Definition
The direction toward which the wind is blowing; movement or position in the same direction the wind is travelling. In flight, an aircraft is downwind when the wind is pushing it from behind, increasing its groundspeed and carrying it away from the wind's source.
Plain English
Downwind means going the same way the wind is going.

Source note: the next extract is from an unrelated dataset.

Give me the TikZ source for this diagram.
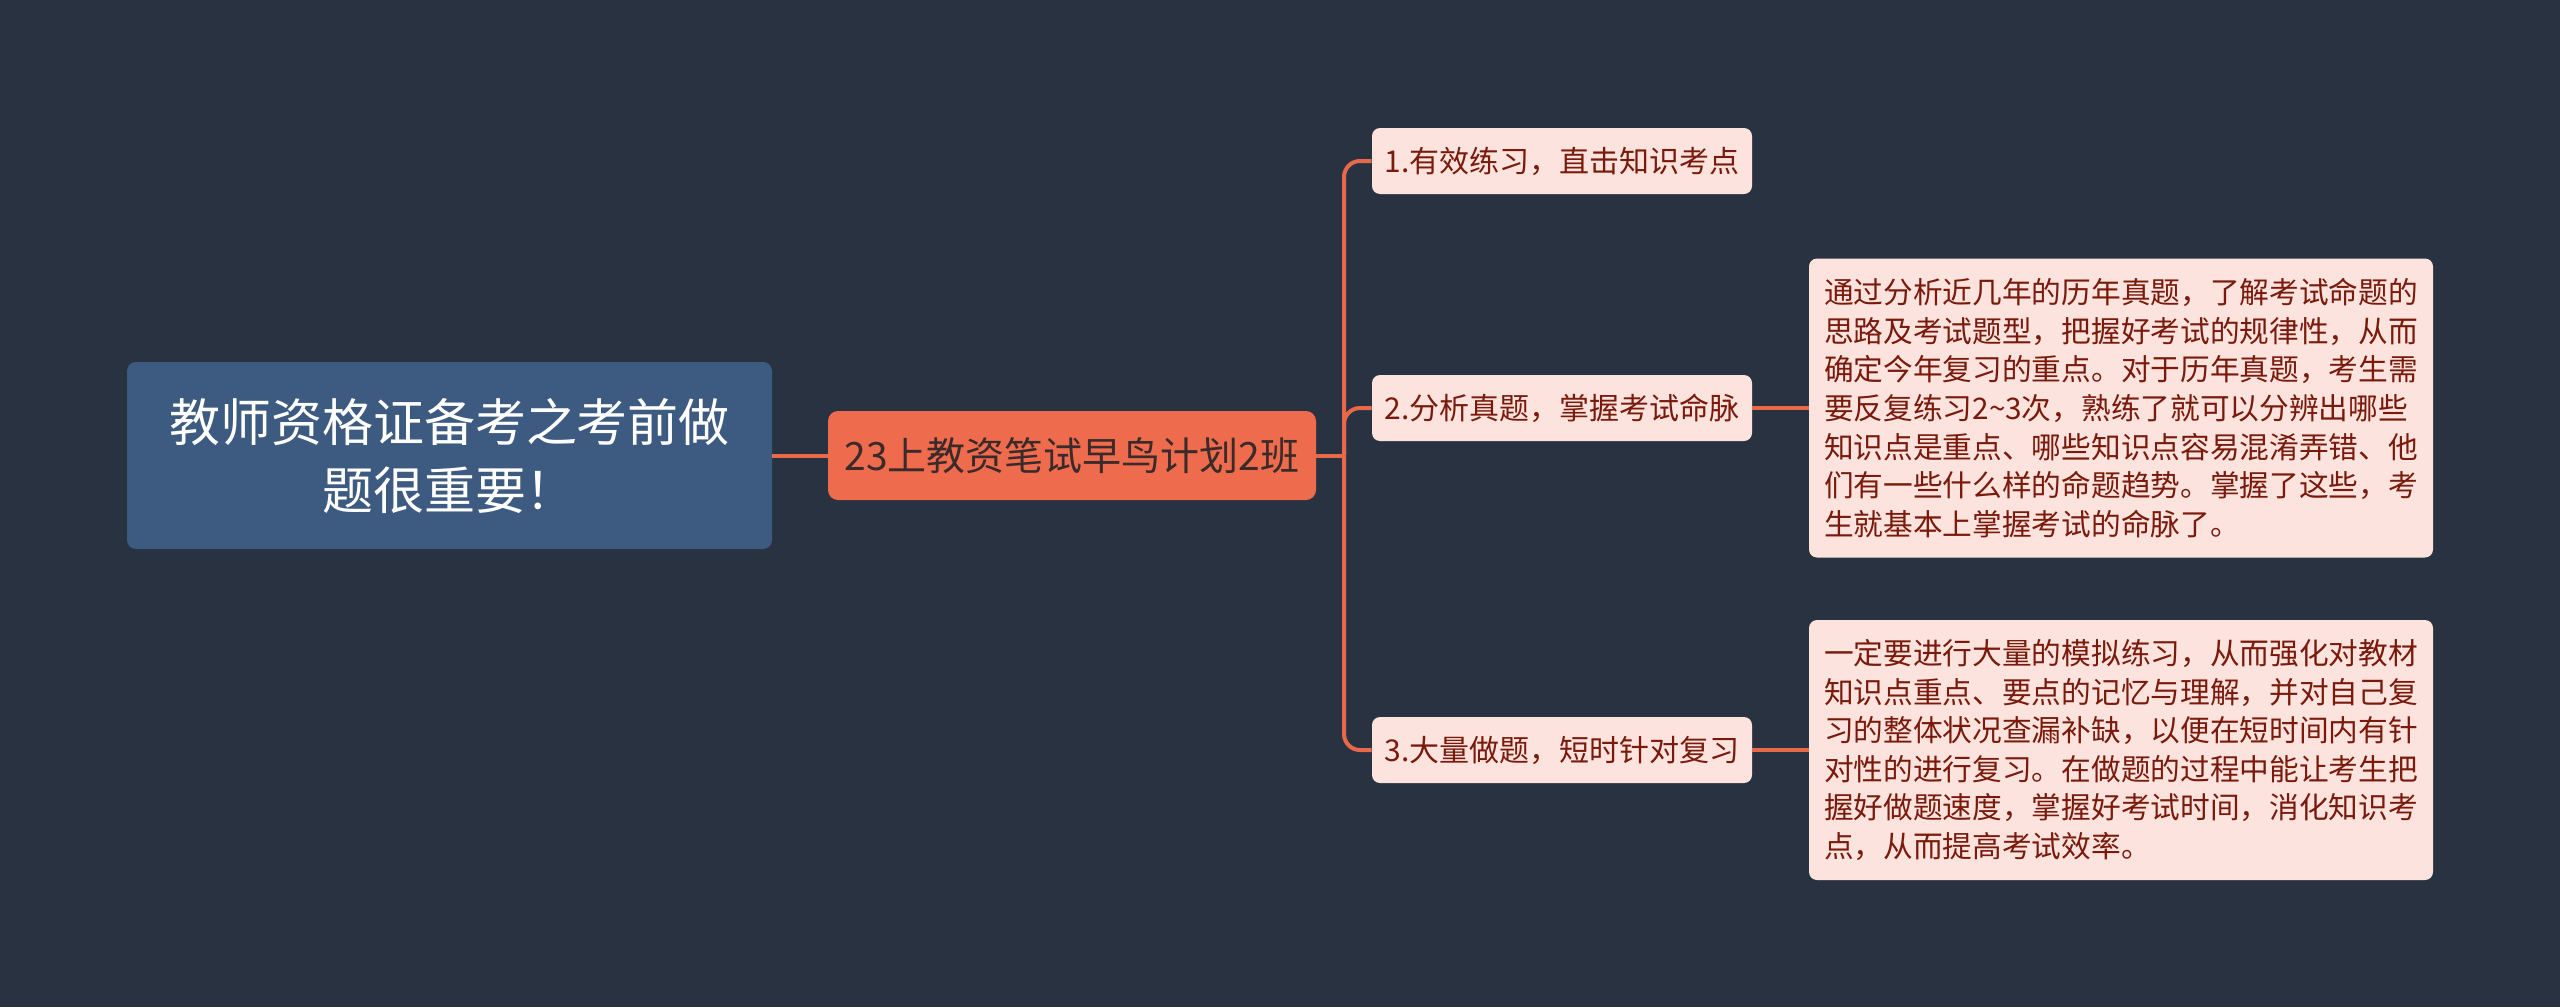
\documentclass[tikz,border=0pt]{standalone}
\usepackage{fontspec}
\setmainfont{Noto Sans CJK SC}
\definecolor{bg}{HTML}{293241}
\definecolor{rootblue}{HTML}{3D5A80}
\definecolor{mainorange}{HTML}{EE6C4D}
\definecolor{linkc}{HTML}{E8694A}
\definecolor{pinkfill}{HTML}{FCE3DD}
\definecolor{redtext}{HTML}{7A1A0C}
\definecolor{darktext}{HTML}{3A2A2A}
\begin{document}
\begin{tikzpicture}[x=0.5pt,y=-0.5pt,
  rootbox/.style={fill=rootblue, rounded corners=4.5pt, minimum width=322.5pt, minimum height=93.5pt, inner sep=0pt, text=white, font=\fontsize{25.5}{34}\selectfont, align=center},
  mainbox/.style={fill=mainorange, rounded corners=5pt, minimum width=244pt, minimum height=44.5pt, inner sep=0pt, text=darktext, font=\fontsize{19.5}{25}\selectfont},
  branchbox/.style={fill=pinkfill, rounded corners=4pt, minimum width=190pt, minimum height=33pt, inner sep=0pt, text=redtext, font=\fontsize{15}{19}\selectfont},
  leafbox/.style={fill=pinkfill, rounded corners=4pt, minimum width=312pt, inner sep=0pt, text=redtext, font=\fontsize{14.85}{19.3}\selectfont, align=left},
  link/.style={draw=linkc, line width=2pt}
]
\fill[bg] (0,0) rectangle (2560,1007);
\useasboundingbox (0,0) rectangle (2560,1007);

\node[rootbox] (root) at (449.5,455.5) {教师资格证备考之考前做\\题很重要！};
\node[mainbox] (main) at (1072,455.5) {23上教资笔试早鸟计划2班};

\node[branchbox] (b1) at (1562,161) {1.有效练习，直击知识考点};
\node[branchbox] (b2) at (1562,408) {2.分析真题，掌握考试命脉};
\node[branchbox] (b3) at (1562,750) {3.大量做题，短时针对复习};

\node[leafbox, minimum height=149.5pt] (l2) at (2121,408) {通过分析近几年的历年真题，了解考试命题的\\思路及考试题型，把握好考试的规律性，从而\\确定今年复习的重点。对于历年真题，考生需\\要反复练习2\textasciitilde 3次，熟练了就可以分辨出哪些\\知识点是重点、哪些知识点容易混淆弄错、他\\们有一些什么样的命题趋势。掌握了这些，考\\生就基本上掌握考试的命脉了。};
\node[leafbox, minimum height=130pt] (l3) at (2121,750) {一定要进行大量的模拟练习，从而强化对教材\\知识点重点、要点的记忆与理解，并对自己复\\习的整体状况查漏补缺，以便在短时间内有针\\对性的进行复习。在做题的过程中能让考生把\\握好做题速度，掌握好考试时间，消化知识考\\点，从而提高考试效率。};

\coordinate (j) at (1344,455.5);

\draw[link] (root.east) -- (main.west);
\draw[link] (main.east) -- (j);
\draw[link, rounded corners=8pt] (j) |- (b1.west);
\draw[link, rounded corners=8pt] (j) |- (b2.west);
\draw[link, rounded corners=8pt] (j) |- (b3.west);
\draw[link] (b2.east) -- (l2.west);
\draw[link] (b3.east) -- (l3.west);
\end{tikzpicture}
\end{document}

If the wind is blowing from north to south, then south is downwind.
Context Anchor
Seen when discussing wind correction, ground track, and how wind affects an airplane during straight-and-level flight.
Derivation
From Old English 'dun' (down) and 'wind.' 'Down' here doesn't mean lower in altitude — it means 'in the direction of flow,' the same way water flows 'downstream.' Downwind is simply the direction the wind is flowing toward.
Why Pilots Care
Higher groundspeed shortens the time available for traffic-pattern tasks and changes the amount of drift correction needed compared with upwind flight.
Intuition Check
Do not read "downwind" as wind coming downward, or as the direction the wind comes from. Downwind means the direction the wind is blowing toward.
Example Sentence 1
The pilot noticed the airplane drifting downwind and applied a wind correction angle to stay on the road below.
Example Sentence 2
When flying downwind the pilot applies less crab angle to hold the desired ground track than when flying upwind.